● DO THIS
Write out the material exactly, leaving every picture behind.

● GIVEN MATERIAL

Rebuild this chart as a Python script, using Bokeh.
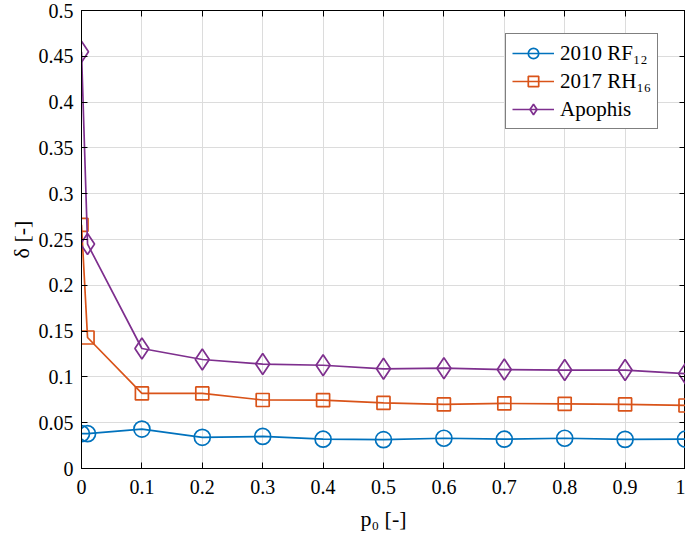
from bokeh.plotting import figure
from bokeh.models import FixedTicker, LinearAxis, Range1d, Legend, LegendItem, CustomLabelingPolicy
from bokeh.embed import file_html
from bokeh.resources import INLINE

# ---- data ----
p0 = [0.0, 0.01, 0.1, 0.2, 0.3, 0.4, 0.5, 0.6, 0.7, 0.8, 0.9, 1.0]
rf12 = [0.038, 0.038, 0.043, 0.034, 0.035, 0.032, 0.0315, 0.033, 0.032, 0.033, 0.0318, 0.032]
rh16 = [0.266, 0.143, 0.082, 0.082, 0.0748, 0.0746, 0.0716, 0.070, 0.071, 0.0706, 0.0700, 0.0688]
apophis = [0.455, 0.245, 0.131, 0.119, 0.114, 0.1127, 0.1088, 0.1095, 0.108, 0.1075, 0.1075, 0.1036]

x_ticks = [0, 0.1, 0.2, 0.3, 0.4, 0.5, 0.6, 0.7, 0.8, 0.9, 1.0]
x_tick_labels = ["0", "0.1", "0.2", "0.3", "0.4", "0.5", "0.6", "0.7", "0.8", "0.9", "1"]
y_ticks = [0, 0.05, 0.1, 0.15, 0.2, 0.25, 0.3, 0.35, 0.4, 0.45, 0.5]
y_tick_labels = ["0", "0.05", "0.1", "0.15", "0.2", "0.25", "0.3", "0.35", "0.4", "0.45", "0.5"]

series_names = ["2010 RF\u2081\u2082", "2017 RH\u2081\u2086", "Apophis"]
colors = ["#0072BD", "#D95319", "#7E2F8E"]

FONT = "Liberation Serif"

p = figure(width=685, height=535, output_backend="svg", toolbar_location=None,
           x_range=Range1d(0, 1), y_range=Range1d(0, 0.5),
           min_border_left=81, min_border_right=0, min_border_top=10, min_border_bottom=67)

p.outline_line_color = "black"
p.outline_line_width = 1
p.outline_line_alpha = 1

# box ticks on top and right (labels suppressed)
no_labels = CustomLabelingPolicy(code="""
if (typeof indices.clear === "function") { indices.clear() }
else { for (const i of Array.from(indices)) { indices.unset(i) } }
return indices
""")
p.add_layout(LinearAxis(major_label_policy=no_labels), "right")
p.add_layout(LinearAxis(major_label_policy=no_labels), "above")

for ax in p.axis:
    ax.major_tick_in = 6
    ax.major_tick_out = 0
    ax.minor_tick_in = 0
    ax.minor_tick_out = 0
    ax.axis_line_color = "black"
    ax.major_tick_line_color = "black"
    ax.major_label_text_font = FONT
    ax.major_label_text_font_size = "20px"
    ax.major_label_text_color = "black"
    ax.axis_label_text_font = FONT
    ax.axis_label_text_font_size = "22px"
    ax.axis_label_text_font_style = "normal"
    ax.axis_label_text_color = "black"

for ax in p.xaxis:
    ax.ticker = FixedTicker(ticks=x_ticks)
    ax.major_label_overrides = {t: s for t, s in zip(x_ticks, x_tick_labels)}
for ax in p.yaxis:
    ax.ticker = FixedTicker(ticks=y_ticks)
    ax.major_label_overrides = {t: s for t, s in zip(y_ticks, y_tick_labels)}

for ax in (p.right[0], p.above[0]):
    ax.major_label_text_font_size = "0px"
    ax.major_label_standoff = 0

p.below[0].major_label_standoff = 11
p.left[0].major_label_standoff = 8
p.below[0].axis_label = "p\u2080 [-]"
p.left[0].axis_label = "\u03b4 [-]"
p.below[0].axis_label_standoff = 9
p.left[0].axis_label_standoff = 2

p.xgrid.ticker = FixedTicker(ticks=x_ticks)
p.ygrid.ticker = FixedTicker(ticks=y_ticks)
for g in (p.xgrid[0], p.ygrid[0]):
    g.grid_line_color = "#dcdcdc"
    g.grid_line_width = 1
    g.grid_line_alpha = 1

l1 = p.line(p0, rf12, line_color=colors[0], line_width=1.7)
m1 = p.scatter(p0, rf12, marker="circle", size=16, fill_color=None,
               line_color=colors[0], line_width=1.7)
l2 = p.line(p0, rh16, line_color=colors[1], line_width=1.7)
m2 = p.scatter(p0, rh16, marker="square", size=13, fill_color=None,
               line_color=colors[1], line_width=1.7)
l3 = p.line(p0, apophis, line_color=colors[2], line_width=1.7)
m3 = p.scatter(p0, apophis, marker="diamond", size=21, fill_color=None,
               line_color=colors[2], line_width=1.7)
items = [LegendItem(label=series_names[0], renderers=[l1, m1]),
         LegendItem(label=series_names[1], renderers=[l2, m2]),
         LegendItem(label=series_names[2], renderers=[l3, m3])]

legend = Legend(items=items, location=(424, 339))
legend.label_text_font = FONT
legend.label_text_font_size = "21px"
legend.label_text_color = "black"
legend.border_line_color = "black"
legend.border_line_width = 1
legend.background_fill_alpha = 1
legend.glyph_width = 42
legend.glyph_height = 26
legend.label_height = 26
legend.spacing = 2
legend.padding = 6
legend.margin = 0
legend.label_standoff = 6
p.add_layout(legend, "center")

open("out.html", "w").write(file_html(p, INLINE))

● EXERCISE RESPONSE
Rebuild this chart as a Python script, using Bokeh.
from bokeh.plotting import figure
from bokeh.models import FixedTicker, LinearAxis, Range1d, Legend, LegendItem, CustomLabelingPolicy
from bokeh.embed import file_html
from bokeh.resources import INLINE

# ---- data ----
p0 = [0.0, 0.01, 0.1, 0.2, 0.3, 0.4, 0.5, 0.6, 0.7, 0.8, 0.9, 1.0]
rf12 = [0.038, 0.038, 0.043, 0.034, 0.035, 0.032, 0.0315, 0.033, 0.032, 0.033, 0.0318, 0.032]
rh16 = [0.266, 0.143, 0.082, 0.082, 0.0748, 0.0746, 0.0716, 0.070, 0.071, 0.0706, 0.0700, 0.0688]
apophis = [0.455, 0.245, 0.131, 0.119, 0.114, 0.1127, 0.1088, 0.1095, 0.108, 0.1075, 0.1075, 0.1036]

x_ticks = [0, 0.1, 0.2, 0.3, 0.4, 0.5, 0.6, 0.7, 0.8, 0.9, 1.0]
x_tick_labels = ["0", "0.1", "0.2", "0.3", "0.4", "0.5", "0.6", "0.7", "0.8", "0.9", "1"]
y_ticks = [0, 0.05, 0.1, 0.15, 0.2, 0.25, 0.3, 0.35, 0.4, 0.45, 0.5]
y_tick_labels = ["0", "0.05", "0.1", "0.15", "0.2", "0.25", "0.3", "0.35", "0.4", "0.45", "0.5"]

series_names = ["2010 RF\u2081\u2082", "2017 RH\u2081\u2086", "Apophis"]
colors = ["#0072BD", "#D95319", "#7E2F8E"]

FONT = "Liberation Serif"

p = figure(width=685, height=535, output_backend="svg", toolbar_location=None,
           x_range=Range1d(0, 1), y_range=Range1d(0, 0.5),
           min_border_left=81, min_border_right=0, min_border_top=10, min_border_bottom=67)

p.outline_line_color = "black"
p.outline_line_width = 1
p.outline_line_alpha = 1

# box ticks on top and right (labels suppressed)
no_labels = CustomLabelingPolicy(code="""
if (typeof indices.clear === "function") { indices.clear() }
else { for (const i of Array.from(indices)) { indices.unset(i) } }
return indices
""")
p.add_layout(LinearAxis(major_label_policy=no_labels), "right")
p.add_layout(LinearAxis(major_label_policy=no_labels), "above")

for ax in p.axis:
    ax.major_tick_in = 6
    ax.major_tick_out = 0
    ax.minor_tick_in = 0
    ax.minor_tick_out = 0
    ax.axis_line_color = "black"
    ax.major_tick_line_color = "black"
    ax.major_label_text_font = FONT
    ax.major_label_text_font_size = "20px"
    ax.major_label_text_color = "black"
    ax.axis_label_text_font = FONT
    ax.axis_label_text_font_size = "22px"
    ax.axis_label_text_font_style = "normal"
    ax.axis_label_text_color = "black"

for ax in p.xaxis:
    ax.ticker = FixedTicker(ticks=x_ticks)
    ax.major_label_overrides = {t: s for t, s in zip(x_ticks, x_tick_labels)}
for ax in p.yaxis:
    ax.ticker = FixedTicker(ticks=y_ticks)
    ax.major_label_overrides = {t: s for t, s in zip(y_ticks, y_tick_labels)}

for ax in (p.right[0], p.above[0]):
    ax.major_label_text_font_size = "0px"
    ax.major_label_standoff = 0

p.below[0].major_label_standoff = 11
p.left[0].major_label_standoff = 8
p.below[0].axis_label = "p\u2080 [-]"
p.left[0].axis_label = "\u03b4 [-]"
p.below[0].axis_label_standoff = 9
p.left[0].axis_label_standoff = 2

p.xgrid.ticker = FixedTicker(ticks=x_ticks)
p.ygrid.ticker = FixedTicker(ticks=y_ticks)
for g in (p.xgrid[0], p.ygrid[0]):
    g.grid_line_color = "#dcdcdc"
    g.grid_line_width = 1
    g.grid_line_alpha = 1

l1 = p.line(p0, rf12, line_color=colors[0], line_width=1.7)
m1 = p.scatter(p0, rf12, marker="circle", size=16, fill_color=None,
               line_color=colors[0], line_width=1.7)
l2 = p.line(p0, rh16, line_color=colors[1], line_width=1.7)
m2 = p.scatter(p0, rh16, marker="square", size=13, fill_color=None,
               line_color=colors[1], line_width=1.7)
l3 = p.line(p0, apophis, line_color=colors[2], line_width=1.7)
m3 = p.scatter(p0, apophis, marker="diamond", size=21, fill_color=None,
               line_color=colors[2], line_width=1.7)
items = [LegendItem(label=series_names[0], renderers=[l1, m1]),
         LegendItem(label=series_names[1], renderers=[l2, m2]),
         LegendItem(label=series_names[2], renderers=[l3, m3])]

legend = Legend(items=items, location=(424, 339))
legend.label_text_font = FONT
legend.label_text_font_size = "21px"
legend.label_text_color = "black"
legend.border_line_color = "black"
legend.border_line_width = 1
legend.background_fill_alpha = 1
legend.glyph_width = 42
legend.glyph_height = 26
legend.label_height = 26
legend.spacing = 2
legend.padding = 6
legend.margin = 0
legend.label_standoff = 6
p.add_layout(legend, "center")

open("out.html", "w").write(file_html(p, INLINE))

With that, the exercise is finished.